• [AIM OF THE TASK]: In the data below, locate each line with the word "diagram" and list it.

• [ROWS]:

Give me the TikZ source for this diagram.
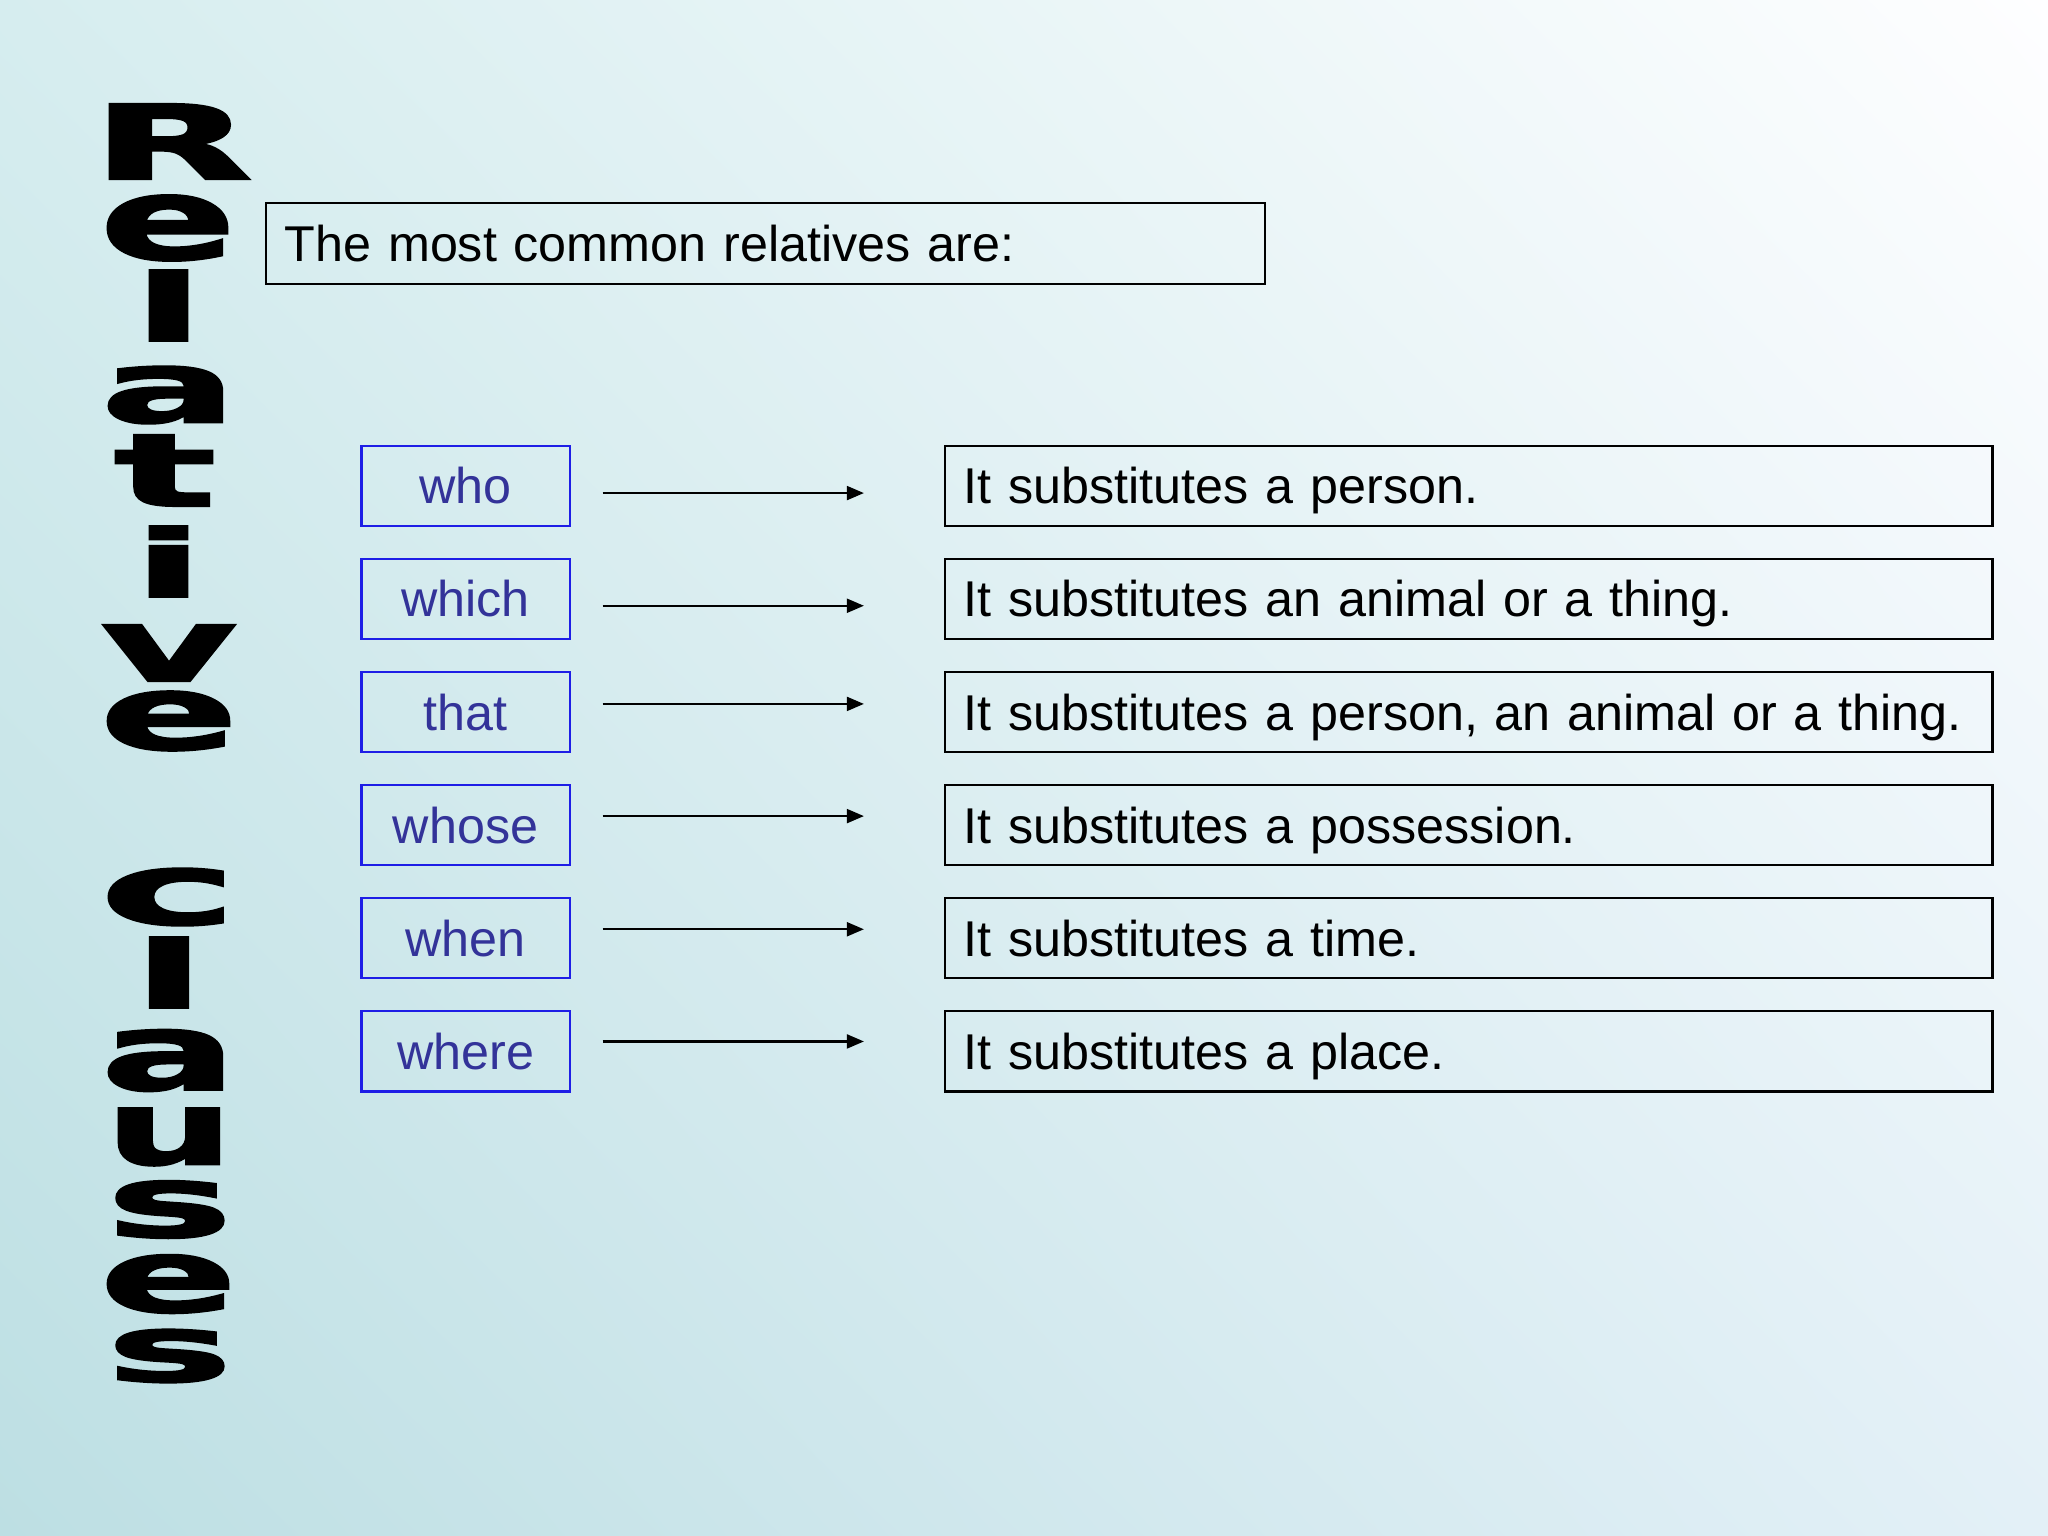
\documentclass[tikz,border=0pt]{standalone}
\usepackage{fontspec}
\usepackage{graphicx}
\usepackage{xcolor}
\usepackage{tikz}
\usetikzlibrary{matrix,calc,arrows.meta,shadings}
\setmainfont{Liberation Sans}
\newfontfamily\wordart{DejaVu Sans}[BoldFeatures={FakeBold=2}]
\definecolor{bgUL}{HTML}{D6EDEF}
\definecolor{bgUR}{HTML}{FEFEFF}
\definecolor{bgLL}{HTML}{BDDFE3}
\definecolor{bgLR}{HTML}{E3F0F7}
\definecolor{wordblue}{HTML}{1E1EE6}
\definecolor{wordtext}{HTML}{333399}
\tikzset{
  arr/.style={line width=0.6pt, -{Triangle[length=0.17cm,width=0.14cm]}, shorten <=0.33cm, shorten >=0.81cm},
  ltr/.style={inner sep=0pt, outer sep=0pt, font=\wordart\bfseries}
}

\begin{document}
\begin{tikzpicture}[x=0.01cm,y=-0.01cm,font=\fontsize{14.3}{17}\selectfont]
\useasboundingbox (0,0) rectangle (2048,1536);
\shade[upper left=bgUL, upper right=bgUR, lower left=bgLL, lower right=bgLR] (0,0) rectangle (2048,1536);
\foreach \l/\cx/\cy/\w/\h [count=\k] in {R/172/141.5/16.1/7.5, e/168/228/13.6/6.4, l/168.5/305.5/7.0/7.1, a/169/395/13.6/5.6, t/165/470.5/10.2/7.1, i/168.5/561.5/7.0/7.1, v/169/653/13.6/5.6, e/169/721/13.8/5.8, c/168.5/897/13.7/5.6, l/169/972.5/7.1/7.1, a/169/1060.5/13.6/6.0, u/169.5/1137/12.8/5.6, s/169.5/1209.5/12.6/5.6, e/168.5/1284/13.7/5.7, s/169.5/1356/12.6/5.2}
  \node[ltr] (ttl\k) at (\cx,\cy) {\resizebox{\w mm}{\h mm}{\l}};
\node[draw, line width=0.6pt, minimum height=0.81cm, text width=9.61cm, inner xsep=0.19cm, inner ysep=0pt, align=left, text height=10.3pt, text depth=0pt] (head) at (765.5,243.5) {The most common relatives are:};
\matrix[matrix of nodes, inner sep=0pt, outer sep=0pt, column sep=3.73cm, row sep=0.31cm, nodes={draw, line width=0.6pt, minimum height=0.80cm, inner sep=0pt, outer sep=0pt, text height=10.3pt, text depth=0pt}, column 1/.style={nodes={draw=wordblue, text=wordtext, minimum width=2.08cm}}, column 2/.style={nodes={text width=10.09cm, inner xsep=0.19cm, align=left}}] (m) at (1177,768.5) {
 who & It substitutes a person. \\
 which & It substitutes an animal or a thing. \\
 that & It substitutes a person, an animal or a thing. \\
 whose & It substitutes a possession. \\
 when & It substitutes a time. \\
 where & It substitutes a place. \\
};
\foreach \r/\dy in {1/7.5,2/7,3/-8,4/-9,5/-9,6/-10}
  \draw[arr] ($(m-\r-1.east)+(0,\dy)$) -- ($(m-\r-2.west)+(0,\dy)$);
\end{tikzpicture}
\end{document}
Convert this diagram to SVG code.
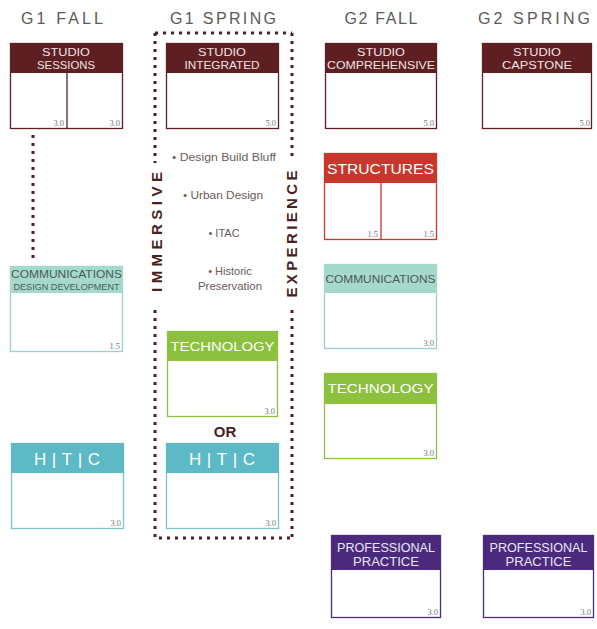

• [TASK SOLUTION]:
Give me the TikZ source for this diagram.
Convert this diagram to SVG code.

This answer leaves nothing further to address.